The following remarks on this case are due to Professor Joffroy:

If the patient be asked to open his mouth, the spasm of the left cheek remains in abeyance at long as it is open, but the platysma of the same side then begins to twitch spasmodically. Or if he be requested to shut his eyes, so long as they continue closed the cheek is quiescent; but, on the other hand, both orbiculares palpebrarum, as well as the pyramidal muscles and the adjacent fibres of the frontalis, are seen to contract irregularly. There is a sort of transference of spasm, and this is of peculiar interest, inasmuch at it affords evidence that the lesion is not so restricted as one might suppose.

The explanation no doubt is to be sought in the law of the diffusion of reflexes, confirming the diagnosis of an irritative lesion at some point on the trigemino-facial reflex arc.

In the differential diagnosis of spasm assistance may be obtained by a consideration of the following points:

The extreme abruptness of the movement recalls the contractions produced by electrical stimulation.

There is no purposive or co-ordinated feature in the spasm, which is confined to some nerve area anatomically limited.

Volition, attention, distraction, emotion, all fail to effect any modification of the phenomena.

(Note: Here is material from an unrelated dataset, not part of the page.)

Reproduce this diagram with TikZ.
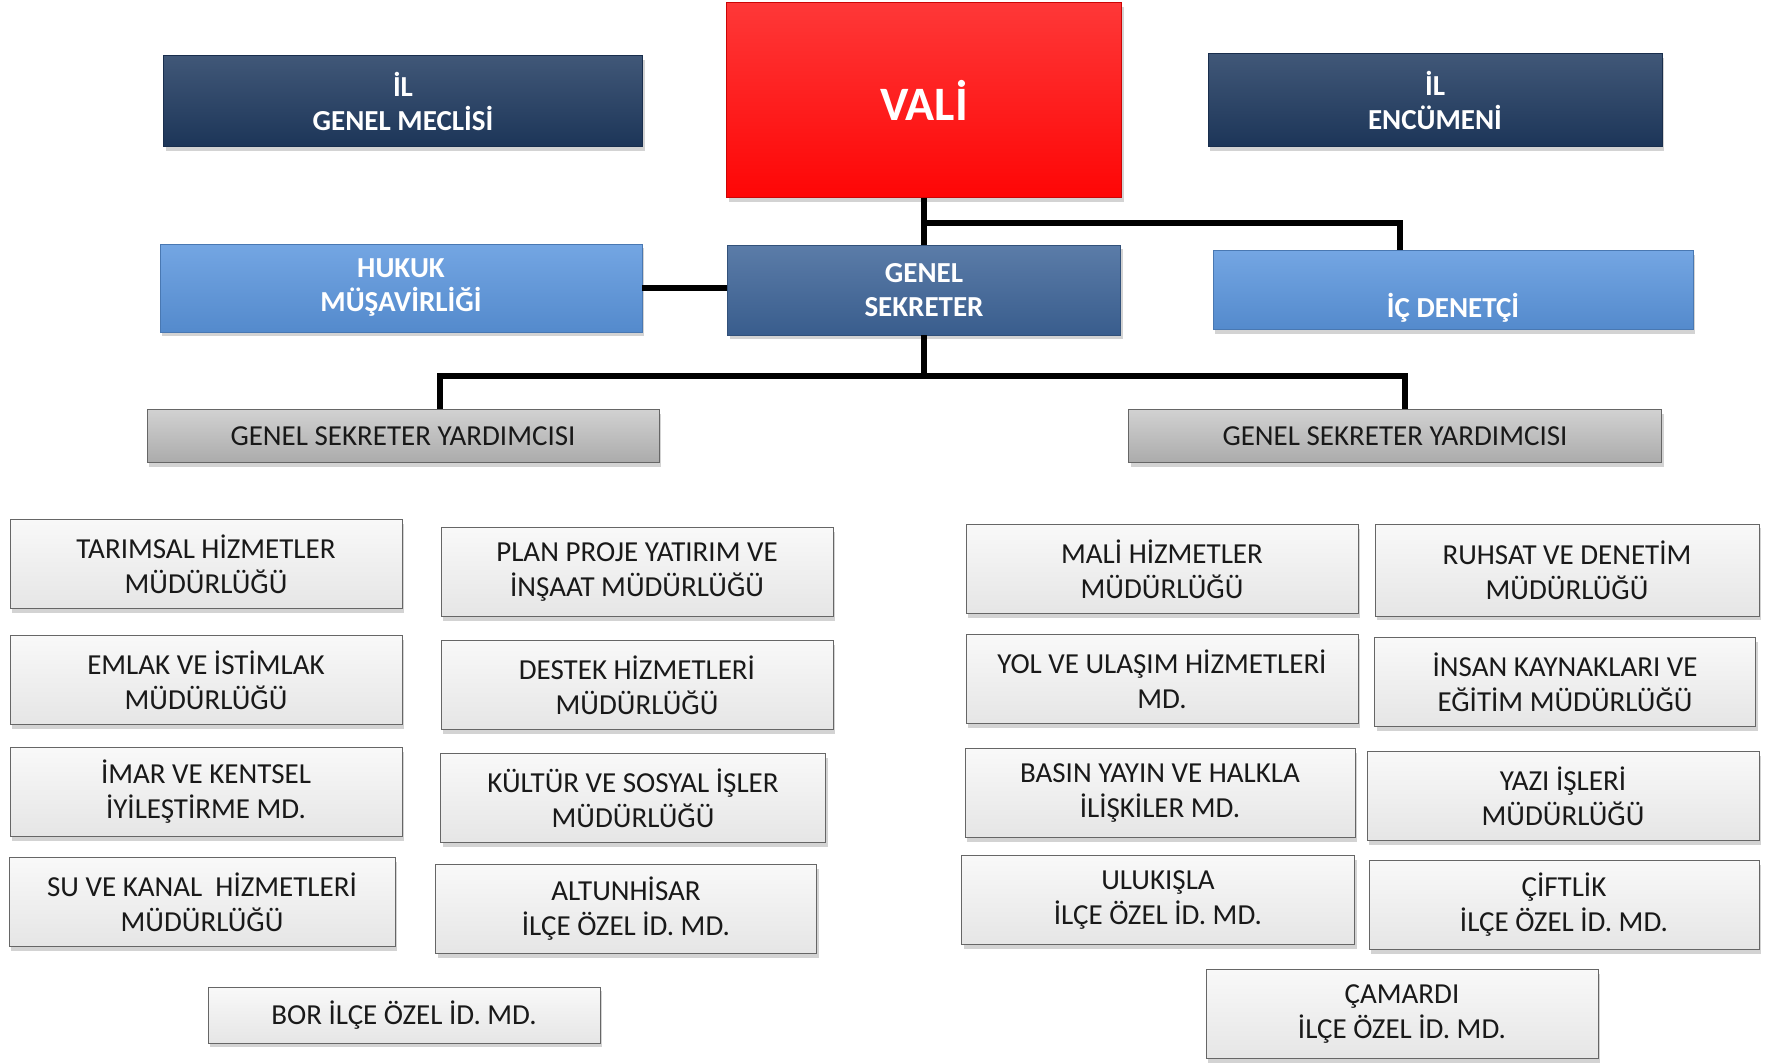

No irresistible impulse precedes their manifestation, nor is it succeeded by a feeling of satisfaction. Sometimes the spasm is accompanied by severe pain.

As a general rule the patient's mental state does not present the anomalies met with so frequently among those who tic.

Important information may be gleaned from a scrutiny of the condition during sleep. Should the convulsive movement persist, it may be said with confidence to be a spasm; whereas if it completely disappear, it is probably a tic. Whether a spasm may vanish in sleep, however, is another question, which clinical observation has not yet satisfactorily answered, and if no other indication of organic disease be forthcoming, the problem must in the present state of our knowledge be left unsolved.